The assault on Marjah was intended and presented as a warm-up exercise for the campaign in Kandahar province and city scheduled to begin as early as June, and the public relations blitz before the February attack on Marjah was of a scope customarily reserved for high-budget Hollywood releases and professional sports events. The self-celebratory propaganda in advance of the offensive in Kandahar can be expected to exceed it in bravado and extravagance. To be proportionate to the scale of the fighting. The "battle for Kandahar" is intended to be the decisive victory in what will then be a nearly nine-year war, one that permits Washington and its Western allies to "retreat in dignity" from the Afghan imbroglio.
In preparation for the offensive the U.S. is increasing the transfer of troops and military equipment to the war zone. In early April the Pentagon's Under Secretary of Defense for Acquisition, Technology, and Logistics Ashton B. Carter affirmed that the "massive amount of equipment and supplies being sent to support troops in Afghanistan is a historic logistical effort," and stated:
"I think it's fair to say that there's never been, like in these months that we're witnessing right now, as dramatic a logistics effort as we see in Afghanistan." [8]
He was further cited detailing the expanding scope of the Afghan war surge supply effort: "From the ramp up of airlifts, sealifts and ground supply lines, to the building of forward operating bases, runways and tent cities...the effort to build up and supply the plus up of troops in Afghanistan is critical to NATO's success there." [9]

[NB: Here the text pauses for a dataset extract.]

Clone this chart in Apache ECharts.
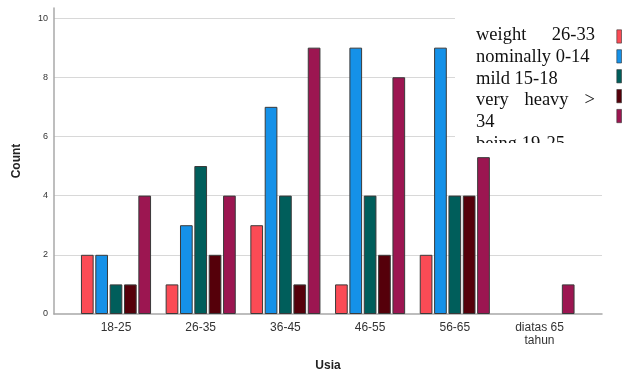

In 2008 NATO established its first multinational Strategic Airlift Capability operation at the Papa Air Base in Hungary, intended for supplying war efforts around the world in future but for the conflict in Afghanistan most immediately. The "first-of-its-kind mobility unit comprising airmen from 12 nations" [10] is staffed by U.S. military personnel, who are also now permanently stationed at bases in Bulgaria and Romania and later this month will be in Poland as well. Late last July the "first-ever multinational strategic airlift unit was officially activated...at a ceremony at Papa Air Base, Hungary, according to a U.S. Air Forces in Europe release." [11]
A Pentagon website disclosed this April 2nd that the Hungarian-based "Heavy Airlift Wing, comprised of 12 nations, recently moved 2.1 million pounds of equipment essential to surge operations supporting the International Security Assistance Force in Afghanistan.
"The international wing has been part of the operation to move more than 6 million pounds of basic expeditionary airfield resources, or BEAR materiel, to build six forward operating bases supporting 3,500 people...." [12]
At a press conference in early April the new commander of the U.S. Third - "Patton's Own" - Army (United States Army Central), Lieutenant General William G. Webster, informed reporters in Kuwait that "The military is scrambling to finish what it calls the largest movement of troops and equipment since the buildup of World War II as it draws down in Iraq and ramps up in Afghanistan."
He added that "the military is moving as fast as it can on the massive and complex job. There are roughly 3 million pieces of equipment in Iraq, including 41,000 vehicles and trailers," and "officials expect to be able to move the more than 5,000 vehicles needed for the Afghanistan buildup into that country by the end of the summer.
"Besides air deliveries to Afghanistan, the military is moving goods through neighboring Pakistan and is using a system of roads, rail and sea routes through Uzbekistan and other points to the north in Central Asia." [13]
General Webster's was not the only recent reference to World War II in regards to the Afghan war. There is no literal comparison between the ongoing fighting in Afghanistan and the most deadly and destructive armed conflict in human history. The Second World War included all the world's major industrial powers as belligerents (Sweden alone possibly excepted), which collectively mobilized up to 100 million troops.